In his narrative of the Mann Gulch fire, Young Men and Fire, Norman Maclean meditates on the meaning of history and storytelling. In the paragraphs just following the moments when he has presented the heart of the disaster he comments:

"The historian, for a variety of reasons, can limit his account
to firsthand witnesses, although the shortage of firsthand 
witnesses probably does not explain completely why 
contemporary accounts of the Mann Gulch fire avert their eyes 
from the tragedy. If  a storyteller thinks enough of storytelling 
to regard it as a calling, unlike a historian he cannot turn from 
the sufferings of his characters. A storyteller, unlike a historian, 
must follow compassion wherever it leads him. He must be 
able to accompany his characters even into smoke and fire, 
and bear witness to what they thought and felt even when 
they themselves no longer knew. This story of the Mann Gulch 
fire will not end until it feels able to walk the final distance to 
the crosses with those who for the time being are blotted out 
by smoke.
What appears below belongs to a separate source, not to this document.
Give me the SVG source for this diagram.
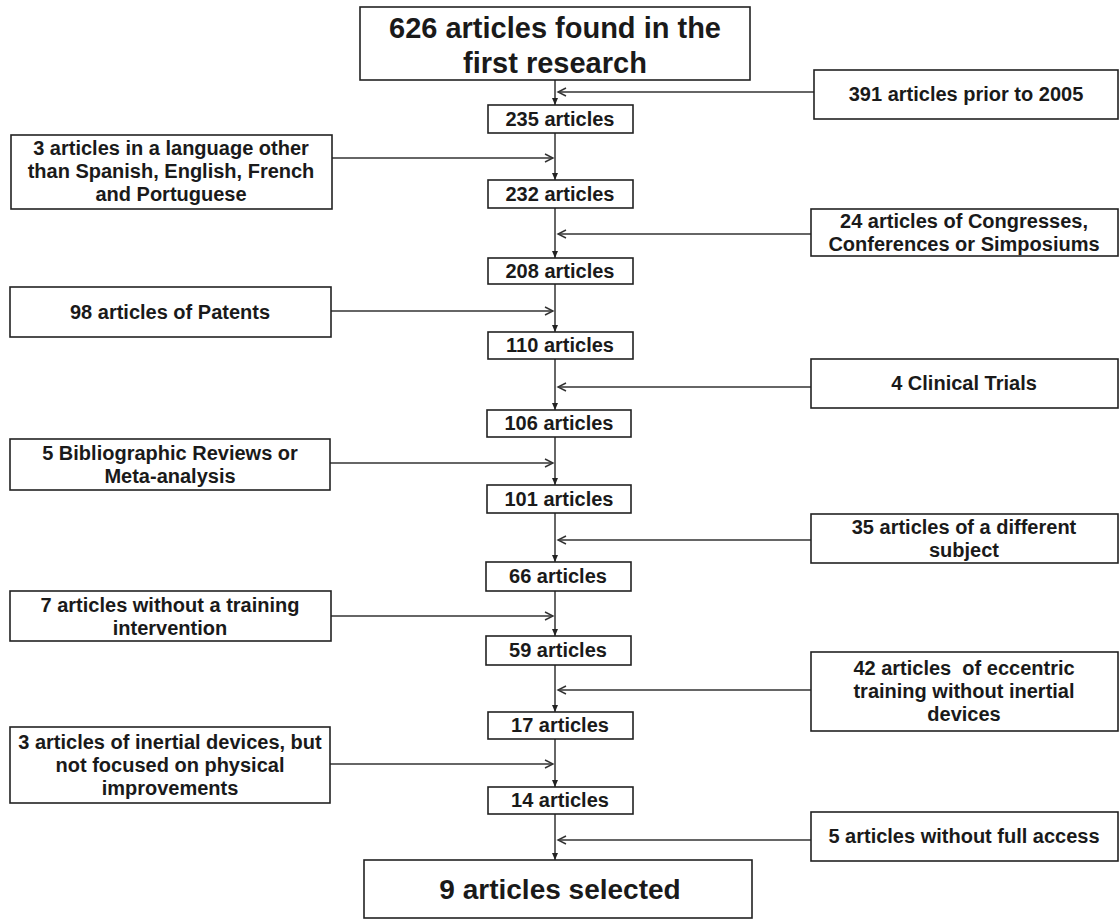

They were young and did not leave much behind 
them and need someone to remember them." (Young Men and
Fire, pp 101-102)


By contrast with the work of the historian, the storyteller James Fenimore Cooper, in his historical novel The Prairie, can hold the reader in suspense with the approach of a great prairie fire while the old trapper devises a method of using fire to fight fire and, in doing so, save the party of settlers. Here is the conclusion of the episode in Cooper's words:

"The experience of the trapper was in the right. As the fire gained
strength and heat, it began to spread on three sides, dying of itself
on the fourth, for want of aliment. As it increased, and the sullen
roaring announced its power, it cleared every thing before it, leaving
the black and smoking soil far more naked than if the scythe had swept
the place. The situation of the fugitives would have still been
hazardous had not the area enlarged as the flame encircled them. But
by advancing to the spot where the trapper had kindled the grass, they
avoided the heat, and in a very few moments the flames began to recede
in every quarter, leaving them enveloped in a cloud of smoke, but
perfectly safe from the torrent of fire that was still furiously
rolling onward.

"The spectators regarded the simple expedient of the trapper with that
species of wonder, with which the courtiers of Ferdinand are said to
have viewed the manner in which Columbus made his egg stand on its
end, though with feelings that were filled with gratitude instead of
envy."  (The Prairie, Chapter 23)


James Fenimore Cooper, The Prairie. The Heritage Press, 1960 (1827).
Norman Maclean, Young Men and Fire. The University of Chicago Press, 1992.

2 comments:

Brian Joseph said...

This is a fascinating contrast. There are some things here that I never thought about. I think that one of the roles that fiction plays is to take us places that non - fiction cannot. I guess that is the point to this comparison.

James said...

Brian,
Certainly that is the main point. It is the brilliance of Maclean that he recognizes this and brings it to the reader's attention. His history of a tragic fire in 1949 goes beyond the bounds of basic information to provide background and meditations on the meaning of the event.